Most advertisers have annual planning on the brain.
Some have already wrapped up shiny, new 2018 advertising strategies, while others are still busy mapping out creative ideas.
Regardless, we used Pathmatics’ digital ad intelligence to analyze year-over-year data and identify growing trends. Below are four key ones to keep an eye on in 2018, and potentially integrate into your own strategy.
1. Video Is King
The numbers don’t lie. Thus far in 2017, top advertisers allocated more budget to desktop video than any other ad format. Apple Inc. spent over $147 million on desktop video, followed (not closely) by desktop display, mobile video and finally mobile display. That’s more than half Apple’s total ad spend (67%) on desktop video alone!
What’s more, Apple saw the return on its video investment. Sixty-two percent of all impressions were generated through desktop video (7.6 billion).
Other big spenders in 2017 video advertising include Geico ($109 million), Wix.com ($84 million) and Procter & Gamble ($71 million).
It’s clear that video will continue to dominate across all channels in 2018. Plan accordingly.
2. Native Advertising Proves Less Intrusive
Consumers no longer tolerate in-your-face, self-serving advertising. Their favorite brands cater to their interests and needs with educational content and useful offers—when and where they search for it.
It’s no wonder that native advertising is quickly becoming an integral part of every branded ad strategy. In fact, Business Insider reported that, “Native ads will drive 74% of all ad revenue by 2021.”
This includes native ads featured on social media as well as on publisher websites. If you’ve yet to experiment with native ads, the time is now to start blending in and provide more contextual offers.
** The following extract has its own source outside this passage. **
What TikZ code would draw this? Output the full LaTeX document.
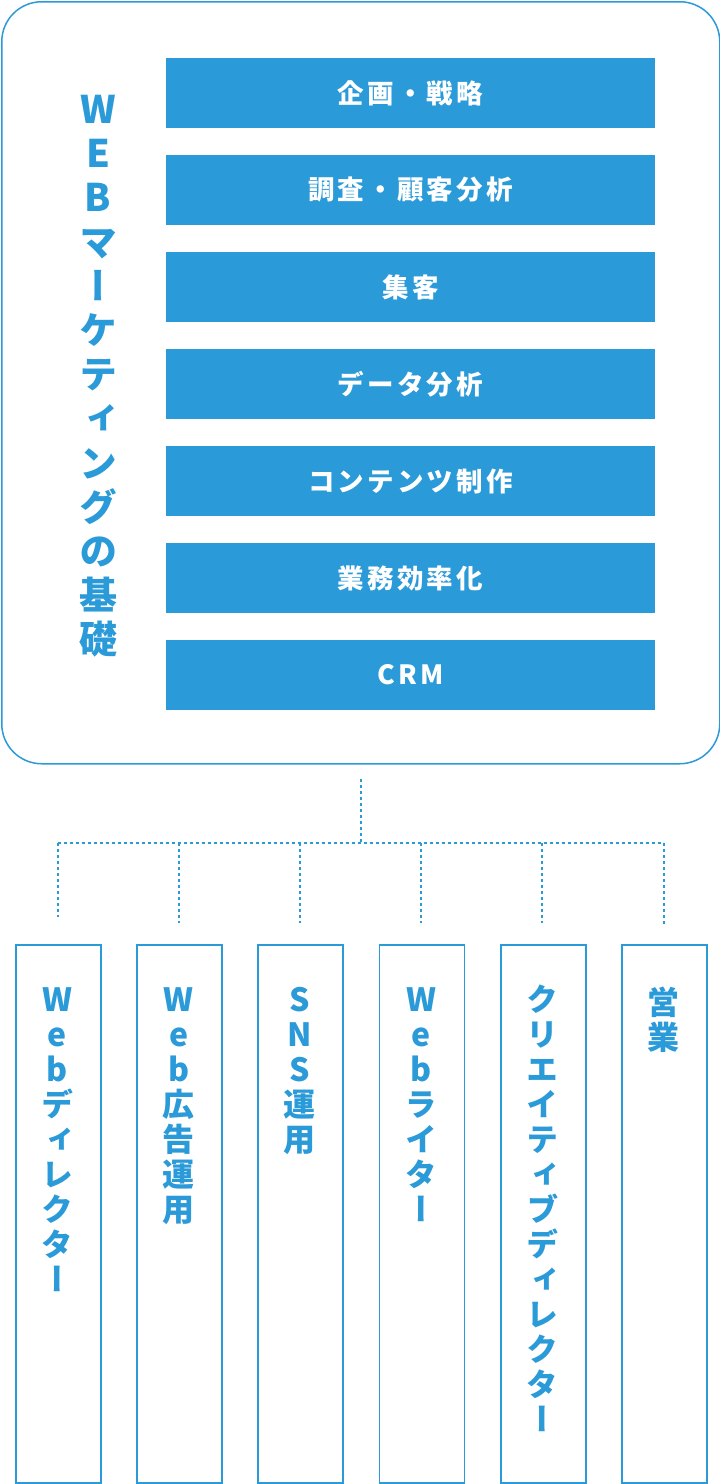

3. Brands Prioritize Targeting
Brands are shaping campaigns that speak to a defined buyer, at key stages in the buying cycle.
Hence, the need for strategic ad placement and purposeful targeting is greater than ever. It’s likely a key reason why most advertisers continue to prefer direct ad buys in 2017 (82% of advertisers, in fact). When buying direct, advertisers can predict exactly where ads are going to be seen, and therefore, can be confident in corresponding viewership.
A prime example: Between January and November of this year, Procter & Gamble spent more than $78 million on advertising with Walmart.com. Procter & Gamble can be certain that Walmart’s typical buyer will need one (or more) of its products at some point.
On the flip side, indirect buys can be more of a gamble. That said, we’re expecting more and more advertisers to experiment with indirect advertising in 2018.
Why? Because the data is telling a different story.
While 82% of all ad spend was direct, only 45% of impressions were direct. Share of impressions for indirect buys hit 42%—even though spend share only reached 13%.
As ad networks get even smarter, we expect more and more advertisers will experiment with indirect advertising.
4. Transparency Takes Center Stage
The Association of National Advertisers (ANA) reported an astounding $7.2 billion in ad fraud during 2016. Luckily, that number is finally coming down this year. In the new report, the ANA said, “...the economic losses due to bot fraud are estimated to reach $6.5 billion globally in 2017.”
While improvements are being made, that’s still a significant sum. And thanks to new digital ad intelligence tools, advertisers can avoid the possibility of ad fraud and more confidently experiment with programmatic buys.
Advertisers can use ad intelligence to audit activity, and ensure creatives are truly running on intended sites through the most efficient channel.